Rather than messing about with collections.defaultdict to make it do what we want, it seems easier to implement our own:
class DefaultDict(dict):
def __init__(self, default_factory, **kwargs):
super().__init__(**kwargs)
self.default_factory = default_factory
def __getitem__(self, key):
try:
return super().__getitem__(key)
except KeyError:
return self.default_factory()
This works the way you want:
d = DefaultDict(int)
res = d[5]
d[8] = 1
d[3] += 1
print(d) # {8: 1, 3: 1}
However, it can behave unexpectedly for mutable types:
d = DefaultDict(list)
d[5].append('foobar')
print(d) # output: {}
This is probably the reason why defaultdict remembers the value when a nonexistant key is accessed.
Another option is to extend defaultdict and add a new method that looks up a value without remembering it:
from collections import defaultdict
class DefaultDict(defaultdict):
def get_and_forget(self, key):
return self.get(key, self.default_factory())
Note that the get_and_forget method calls the default_factory() every time, regardless of whether the key already exists in the dict or not. If this is undesirable, you can implement it with a sentinel value instead:
class DefaultDict(defaultdict):
def get_and_forget(self, key):
_sentinel = object()
value = self.get(key, _sentinel)
if value is _sentinel:
return self.default_factory()
return value
This has better support for mutable types, because it allows you to choose whether the value should be added to the dict or not.
If you just want a dict that returns a default value when you access a non-existing key then you could simply subclass dict and implement __missing__:
object.__missing__(self, key)
Called by dict.__getitem__() to implement self[key] for dict subclasses when key is not in the dictionary.

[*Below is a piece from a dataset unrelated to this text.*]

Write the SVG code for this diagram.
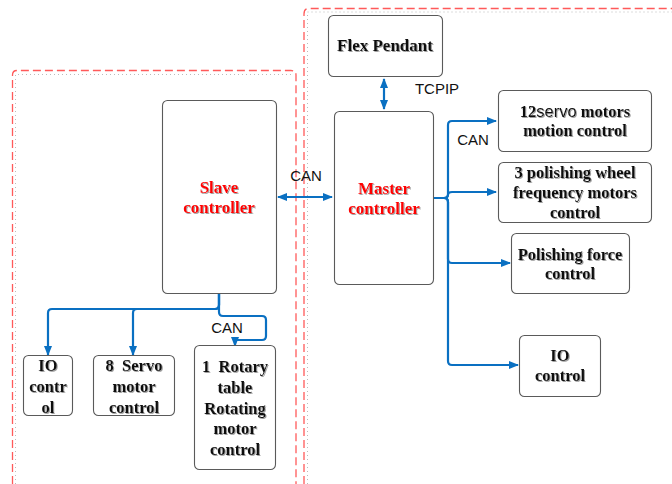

That would look like this:
class DictWithDefaults(dict):
# not necessary, just a memory optimization
__slots__ = ['_factory']
def __init__(self, factory, *args, **kwargs):
self._factory = factory
super().__init__(*args, **kwargs)
def __missing__(self, key):
return self._factory()
In this case I used a defaultdict-like approach so you have to pass in a factory that should provide the default value when called:
>>> dwd = DictWithDefaults(int)
>>> dwd[0] # key does not exist
0
>>> dwd # key still doesn't exist
{}
>>> dwd[0] = 10
>>> dwd
{0: 10}
When you do assignments (explicitly or implicitly) the value will be added to the dictionary:
>>> dwd = DictWithDefaults(int)
>>> dwd[0] += 1
>>> dwd
{0: 1}
>>> dwd = DictWithDefaults(list)
>>> dwd[0] += [1]
>>> dwd
{0: [1]}
You wondered how collections.Counter is doing it and as of CPython 3.6.5 it also uses __missing__:
class Counter(dict):
...
def __missing__(self, key):
'The count of elements not in the Counter is zero.'
# Needed so that self[missing_item] does not raise KeyError
return 0
...
Better performance?!
You mentioned that speed is of concern, so you could make that class a C extension class (assuming you use CPython), for example using Cython (I'm using the Jupyter magic commands to create the extension class):
%load_ext cython
%%cython
cdef class DictWithDefaultsCython(dict):
cdef object _factory
def __init__(self, factory, *args, **kwargs):
self._factory = factory
super().__init__(*args, **kwargs)
def __missing__(self, key):
return self._factory()
Benchmark
Based on your benchmark:
from collections import Counter, defaultdict
def d_py(lst):
d = DictWithDefaults(int)
for i in lst:
d[i] += 1
return d
def d_cy(lst):
d = DictWithDefaultsCython(int)
for i in lst:
d[i] += 1
return d
def d_dd(lst):
d = defaultdict(int)
for i in lst:
d[i] += 1
return d
Given that this is just counting it would be an (unforgivable) oversight to not include a benchmark simply using the Counter initializer.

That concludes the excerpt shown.